• TASK
Copy the material that follows word for word and omit its pictures.
* * *
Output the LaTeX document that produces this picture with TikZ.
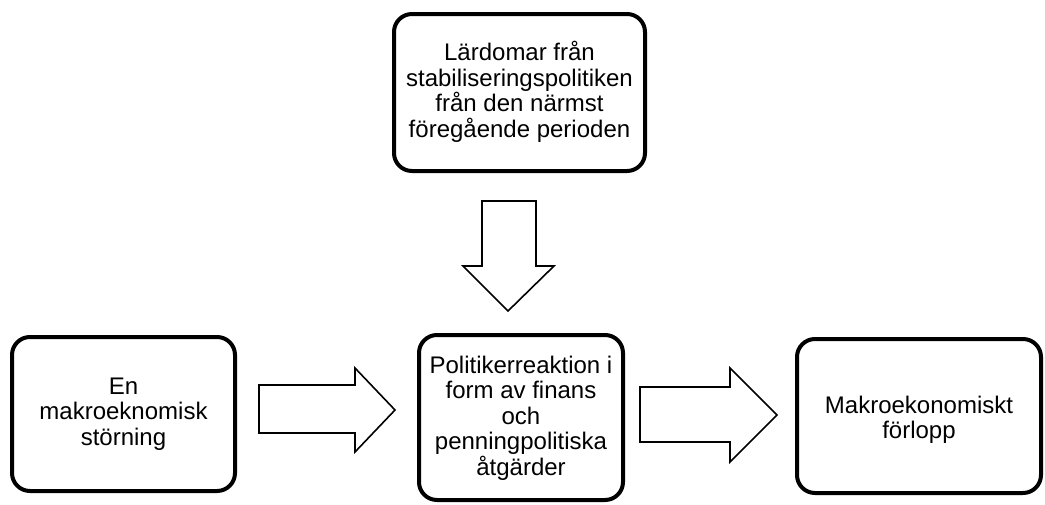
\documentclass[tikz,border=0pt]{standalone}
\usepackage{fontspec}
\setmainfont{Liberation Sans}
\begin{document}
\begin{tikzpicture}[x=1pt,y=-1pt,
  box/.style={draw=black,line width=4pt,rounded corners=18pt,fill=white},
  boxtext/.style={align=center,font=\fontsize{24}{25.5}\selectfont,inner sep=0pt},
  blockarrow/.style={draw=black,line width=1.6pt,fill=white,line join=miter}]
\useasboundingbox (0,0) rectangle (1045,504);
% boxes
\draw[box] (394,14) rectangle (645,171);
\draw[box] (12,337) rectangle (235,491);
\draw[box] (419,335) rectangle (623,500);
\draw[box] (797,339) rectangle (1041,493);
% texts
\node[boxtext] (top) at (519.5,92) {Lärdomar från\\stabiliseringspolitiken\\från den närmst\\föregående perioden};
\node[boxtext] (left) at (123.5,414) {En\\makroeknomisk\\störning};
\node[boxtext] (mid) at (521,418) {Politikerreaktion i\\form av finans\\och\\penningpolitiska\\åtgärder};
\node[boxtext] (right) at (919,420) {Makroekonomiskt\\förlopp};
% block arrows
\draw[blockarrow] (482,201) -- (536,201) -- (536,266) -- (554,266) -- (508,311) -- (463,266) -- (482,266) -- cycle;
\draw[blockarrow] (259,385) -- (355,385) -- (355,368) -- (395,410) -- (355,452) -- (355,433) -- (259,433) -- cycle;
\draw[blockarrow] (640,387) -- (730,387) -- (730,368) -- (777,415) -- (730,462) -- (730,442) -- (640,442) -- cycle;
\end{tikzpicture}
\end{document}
* * *
• WRITTEN RESPONSE
Output the LaTeX document that produces this picture with TikZ.
\documentclass[tikz,border=0pt]{standalone}
\usepackage{fontspec}
\setmainfont{Liberation Sans}
\begin{document}
\begin{tikzpicture}[x=1pt,y=-1pt,
  box/.style={draw=black,line width=4pt,rounded corners=18pt,fill=white},
  boxtext/.style={align=center,font=\fontsize{24}{25.5}\selectfont,inner sep=0pt},
  blockarrow/.style={draw=black,line width=1.6pt,fill=white,line join=miter}]
\useasboundingbox (0,0) rectangle (1045,504);
% boxes
\draw[box] (394,14) rectangle (645,171);
\draw[box] (12,337) rectangle (235,491);
\draw[box] (419,335) rectangle (623,500);
\draw[box] (797,339) rectangle (1041,493);
% texts
\node[boxtext] (top) at (519.5,92) {Lärdomar från\\stabiliseringspolitiken\\från den närmst\\föregående perioden};
\node[boxtext] (left) at (123.5,414) {En\\makroeknomisk\\störning};
\node[boxtext] (mid) at (521,418) {Politikerreaktion i\\form av finans\\och\\penningpolitiska\\åtgärder};
\node[boxtext] (right) at (919,420) {Makroekonomiskt\\förlopp};
% block arrows
\draw[blockarrow] (482,201) -- (536,201) -- (536,266) -- (554,266) -- (508,311) -- (463,266) -- (482,266) -- cycle;
\draw[blockarrow] (259,385) -- (355,385) -- (355,368) -- (395,410) -- (355,452) -- (355,433) -- (259,433) -- cycle;
\draw[blockarrow] (640,387) -- (730,387) -- (730,368) -- (777,415) -- (730,462) -- (730,442) -- (640,442) -- cycle;
\end{tikzpicture}
\end{document}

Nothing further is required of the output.